## Short exercise
Give only the number of lines below that contain the word "diagram".

## Rows

★ ★ ★

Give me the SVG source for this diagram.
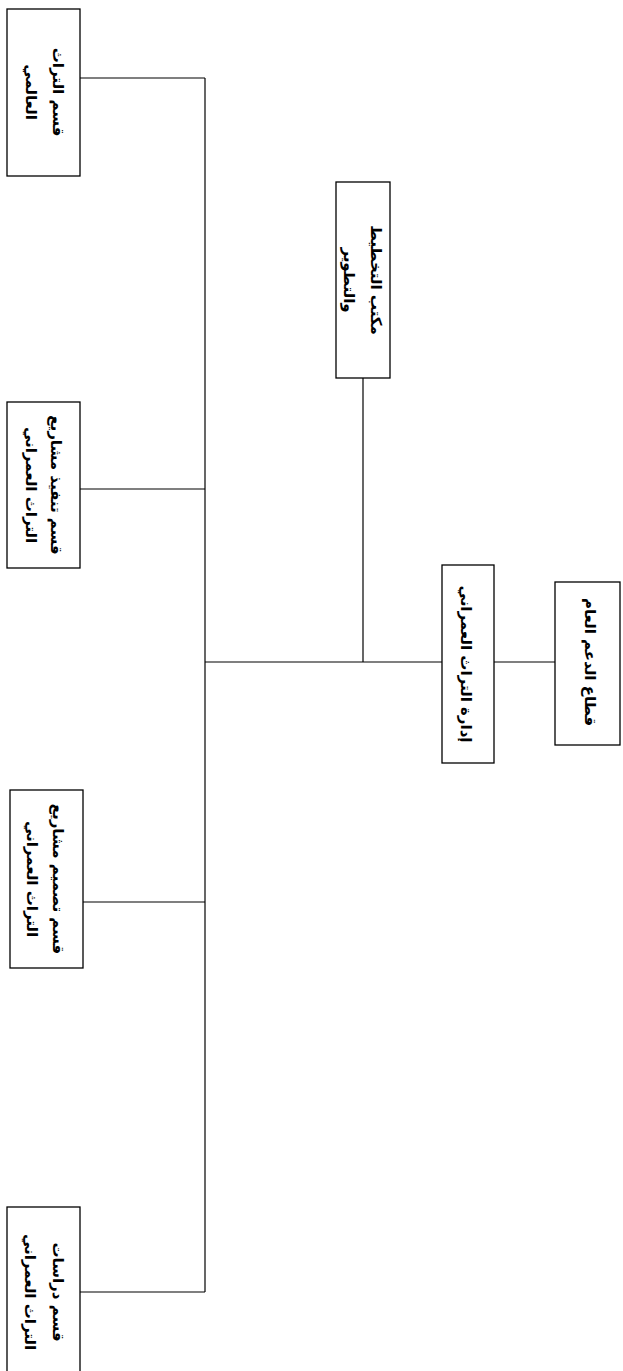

★ ★ ★

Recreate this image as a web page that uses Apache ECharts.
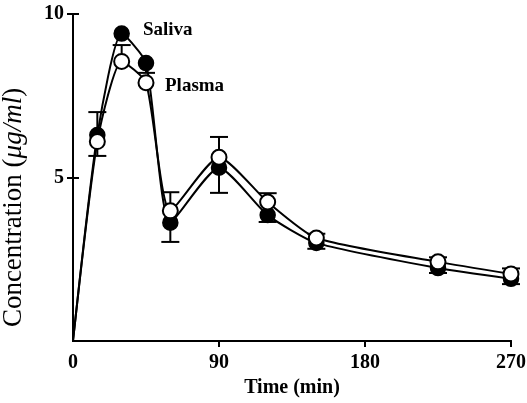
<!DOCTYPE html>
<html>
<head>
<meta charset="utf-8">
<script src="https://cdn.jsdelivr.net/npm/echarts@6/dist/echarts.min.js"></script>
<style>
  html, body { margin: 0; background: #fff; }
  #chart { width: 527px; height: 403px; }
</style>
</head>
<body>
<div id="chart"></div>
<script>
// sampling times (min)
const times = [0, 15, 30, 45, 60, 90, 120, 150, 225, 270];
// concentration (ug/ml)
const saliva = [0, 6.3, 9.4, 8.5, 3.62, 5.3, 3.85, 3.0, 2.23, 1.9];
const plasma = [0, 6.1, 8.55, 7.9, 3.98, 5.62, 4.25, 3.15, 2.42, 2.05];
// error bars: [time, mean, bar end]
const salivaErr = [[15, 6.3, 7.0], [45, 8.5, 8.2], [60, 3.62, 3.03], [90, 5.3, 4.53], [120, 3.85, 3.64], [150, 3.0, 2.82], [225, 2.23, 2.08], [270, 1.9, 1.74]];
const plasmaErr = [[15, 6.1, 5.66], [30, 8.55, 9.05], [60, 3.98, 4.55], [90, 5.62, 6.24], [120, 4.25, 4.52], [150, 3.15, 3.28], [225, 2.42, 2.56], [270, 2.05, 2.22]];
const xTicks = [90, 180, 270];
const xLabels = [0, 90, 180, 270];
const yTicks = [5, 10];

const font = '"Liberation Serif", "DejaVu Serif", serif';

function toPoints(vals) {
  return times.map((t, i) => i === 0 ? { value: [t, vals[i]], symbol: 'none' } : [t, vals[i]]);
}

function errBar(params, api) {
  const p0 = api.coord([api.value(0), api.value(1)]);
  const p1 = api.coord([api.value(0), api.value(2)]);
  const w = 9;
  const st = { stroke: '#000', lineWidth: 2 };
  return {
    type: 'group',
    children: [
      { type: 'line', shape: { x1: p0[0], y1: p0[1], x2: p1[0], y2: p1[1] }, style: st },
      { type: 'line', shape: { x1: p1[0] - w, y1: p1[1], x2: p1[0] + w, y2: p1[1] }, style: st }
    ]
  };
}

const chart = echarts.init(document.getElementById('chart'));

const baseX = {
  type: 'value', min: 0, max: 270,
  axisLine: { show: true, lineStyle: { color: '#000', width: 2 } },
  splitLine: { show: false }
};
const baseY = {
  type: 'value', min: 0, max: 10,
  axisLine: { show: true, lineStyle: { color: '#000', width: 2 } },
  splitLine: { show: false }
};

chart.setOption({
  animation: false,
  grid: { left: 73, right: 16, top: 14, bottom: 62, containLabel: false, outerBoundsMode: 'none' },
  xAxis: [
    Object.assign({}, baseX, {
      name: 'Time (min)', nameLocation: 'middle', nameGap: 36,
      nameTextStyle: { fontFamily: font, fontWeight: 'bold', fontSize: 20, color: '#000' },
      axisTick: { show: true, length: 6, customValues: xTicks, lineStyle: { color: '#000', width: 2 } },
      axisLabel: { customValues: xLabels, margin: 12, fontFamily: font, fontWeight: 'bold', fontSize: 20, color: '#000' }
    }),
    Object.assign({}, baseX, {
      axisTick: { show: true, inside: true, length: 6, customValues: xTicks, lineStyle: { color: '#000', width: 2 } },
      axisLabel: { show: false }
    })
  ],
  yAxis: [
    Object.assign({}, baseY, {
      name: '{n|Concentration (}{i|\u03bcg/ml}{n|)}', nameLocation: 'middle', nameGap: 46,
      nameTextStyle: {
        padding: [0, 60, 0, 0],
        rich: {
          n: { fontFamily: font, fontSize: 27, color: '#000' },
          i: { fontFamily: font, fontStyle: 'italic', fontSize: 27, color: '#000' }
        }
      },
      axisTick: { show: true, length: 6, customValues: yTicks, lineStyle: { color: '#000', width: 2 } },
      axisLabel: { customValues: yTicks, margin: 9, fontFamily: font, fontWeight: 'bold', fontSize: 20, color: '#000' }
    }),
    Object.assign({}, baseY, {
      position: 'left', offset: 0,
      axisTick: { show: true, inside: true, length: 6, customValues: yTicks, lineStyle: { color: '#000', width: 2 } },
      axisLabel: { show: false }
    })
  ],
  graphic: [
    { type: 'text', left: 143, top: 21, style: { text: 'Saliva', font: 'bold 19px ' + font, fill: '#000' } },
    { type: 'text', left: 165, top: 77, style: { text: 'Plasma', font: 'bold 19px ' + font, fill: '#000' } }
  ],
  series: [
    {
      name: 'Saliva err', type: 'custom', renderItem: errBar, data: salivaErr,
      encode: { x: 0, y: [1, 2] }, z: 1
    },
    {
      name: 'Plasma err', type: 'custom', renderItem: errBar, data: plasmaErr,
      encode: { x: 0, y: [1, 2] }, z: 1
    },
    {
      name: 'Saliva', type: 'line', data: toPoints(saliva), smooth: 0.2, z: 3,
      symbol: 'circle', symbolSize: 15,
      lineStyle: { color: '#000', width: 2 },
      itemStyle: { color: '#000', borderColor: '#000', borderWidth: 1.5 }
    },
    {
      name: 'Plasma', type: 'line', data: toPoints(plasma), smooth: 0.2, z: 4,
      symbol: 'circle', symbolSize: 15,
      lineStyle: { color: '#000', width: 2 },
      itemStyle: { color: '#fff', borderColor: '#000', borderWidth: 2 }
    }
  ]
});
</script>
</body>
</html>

★ ★ ★

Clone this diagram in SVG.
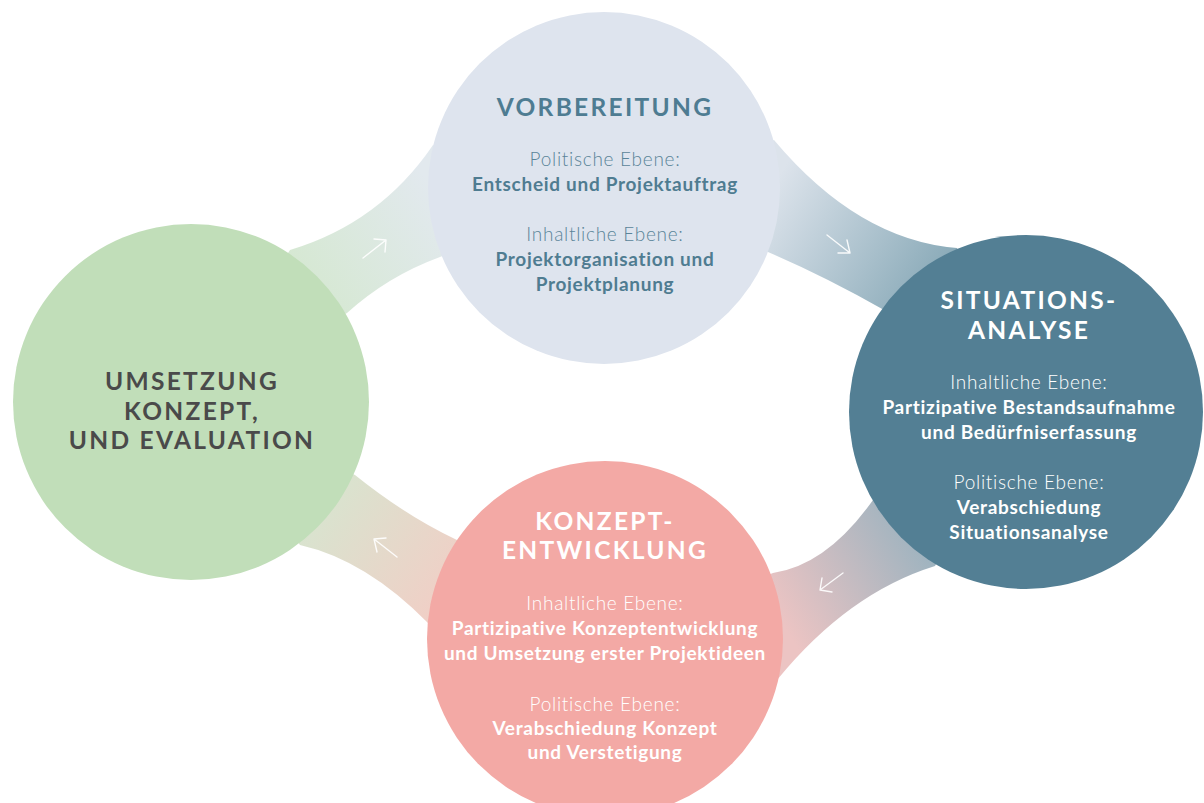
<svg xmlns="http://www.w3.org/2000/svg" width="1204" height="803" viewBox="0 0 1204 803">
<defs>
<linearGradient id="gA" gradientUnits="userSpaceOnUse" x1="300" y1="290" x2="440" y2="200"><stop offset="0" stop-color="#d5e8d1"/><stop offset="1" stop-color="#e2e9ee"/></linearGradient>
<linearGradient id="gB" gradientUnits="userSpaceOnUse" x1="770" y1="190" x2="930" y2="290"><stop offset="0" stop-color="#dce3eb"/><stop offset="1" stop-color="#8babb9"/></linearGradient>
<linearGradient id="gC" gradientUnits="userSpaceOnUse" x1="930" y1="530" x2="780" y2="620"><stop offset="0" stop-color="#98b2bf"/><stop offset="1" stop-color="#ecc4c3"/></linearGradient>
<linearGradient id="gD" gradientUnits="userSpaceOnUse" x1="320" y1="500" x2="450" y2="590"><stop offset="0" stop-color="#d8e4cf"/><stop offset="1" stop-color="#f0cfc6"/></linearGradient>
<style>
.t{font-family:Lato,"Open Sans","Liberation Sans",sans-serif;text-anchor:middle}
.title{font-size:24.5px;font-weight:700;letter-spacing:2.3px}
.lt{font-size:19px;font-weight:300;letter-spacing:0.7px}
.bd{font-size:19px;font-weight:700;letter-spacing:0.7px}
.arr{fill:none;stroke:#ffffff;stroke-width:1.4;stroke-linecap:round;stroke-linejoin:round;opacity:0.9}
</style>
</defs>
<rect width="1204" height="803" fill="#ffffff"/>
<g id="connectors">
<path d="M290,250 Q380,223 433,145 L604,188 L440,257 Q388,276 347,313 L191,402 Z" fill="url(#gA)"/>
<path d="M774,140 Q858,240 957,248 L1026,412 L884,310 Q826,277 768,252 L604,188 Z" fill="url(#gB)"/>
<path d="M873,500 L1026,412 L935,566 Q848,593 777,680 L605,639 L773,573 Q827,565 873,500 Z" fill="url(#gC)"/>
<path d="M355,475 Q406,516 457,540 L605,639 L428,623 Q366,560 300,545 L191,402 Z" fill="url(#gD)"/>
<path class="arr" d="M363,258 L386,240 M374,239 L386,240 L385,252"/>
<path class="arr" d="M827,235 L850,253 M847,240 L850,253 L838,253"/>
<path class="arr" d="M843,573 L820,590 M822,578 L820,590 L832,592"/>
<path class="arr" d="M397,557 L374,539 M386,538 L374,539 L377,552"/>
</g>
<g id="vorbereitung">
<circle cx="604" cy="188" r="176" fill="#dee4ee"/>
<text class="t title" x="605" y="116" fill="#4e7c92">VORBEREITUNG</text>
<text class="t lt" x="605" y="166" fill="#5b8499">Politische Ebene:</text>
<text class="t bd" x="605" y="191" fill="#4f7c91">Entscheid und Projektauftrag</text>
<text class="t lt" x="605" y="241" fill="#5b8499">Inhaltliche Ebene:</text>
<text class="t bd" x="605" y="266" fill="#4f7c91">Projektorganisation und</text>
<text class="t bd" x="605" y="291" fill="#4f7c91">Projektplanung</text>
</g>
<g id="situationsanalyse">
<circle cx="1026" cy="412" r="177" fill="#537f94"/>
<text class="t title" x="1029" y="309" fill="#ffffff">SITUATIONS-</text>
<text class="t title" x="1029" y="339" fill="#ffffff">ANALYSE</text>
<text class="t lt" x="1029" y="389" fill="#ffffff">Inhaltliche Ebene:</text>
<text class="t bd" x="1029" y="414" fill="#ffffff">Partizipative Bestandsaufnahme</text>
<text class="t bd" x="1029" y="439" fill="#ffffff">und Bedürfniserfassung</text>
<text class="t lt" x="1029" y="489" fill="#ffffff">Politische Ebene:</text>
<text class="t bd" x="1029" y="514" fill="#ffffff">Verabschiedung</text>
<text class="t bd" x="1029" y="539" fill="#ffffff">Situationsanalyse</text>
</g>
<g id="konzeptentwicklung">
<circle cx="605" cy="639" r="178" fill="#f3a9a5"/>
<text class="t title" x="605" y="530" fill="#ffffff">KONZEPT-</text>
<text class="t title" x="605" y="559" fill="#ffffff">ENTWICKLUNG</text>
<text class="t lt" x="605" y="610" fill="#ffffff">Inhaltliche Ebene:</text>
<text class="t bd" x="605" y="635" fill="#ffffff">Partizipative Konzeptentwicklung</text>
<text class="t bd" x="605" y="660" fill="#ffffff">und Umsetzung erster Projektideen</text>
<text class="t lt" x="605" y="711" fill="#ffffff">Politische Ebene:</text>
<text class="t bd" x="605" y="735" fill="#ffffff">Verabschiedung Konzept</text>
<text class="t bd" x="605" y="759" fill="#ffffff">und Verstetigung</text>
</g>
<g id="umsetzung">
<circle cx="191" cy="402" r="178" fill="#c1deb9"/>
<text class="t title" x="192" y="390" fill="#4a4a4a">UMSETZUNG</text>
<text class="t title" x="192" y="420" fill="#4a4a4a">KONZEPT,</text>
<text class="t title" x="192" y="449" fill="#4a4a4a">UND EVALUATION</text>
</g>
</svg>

★ ★ ★

## Exercise result
2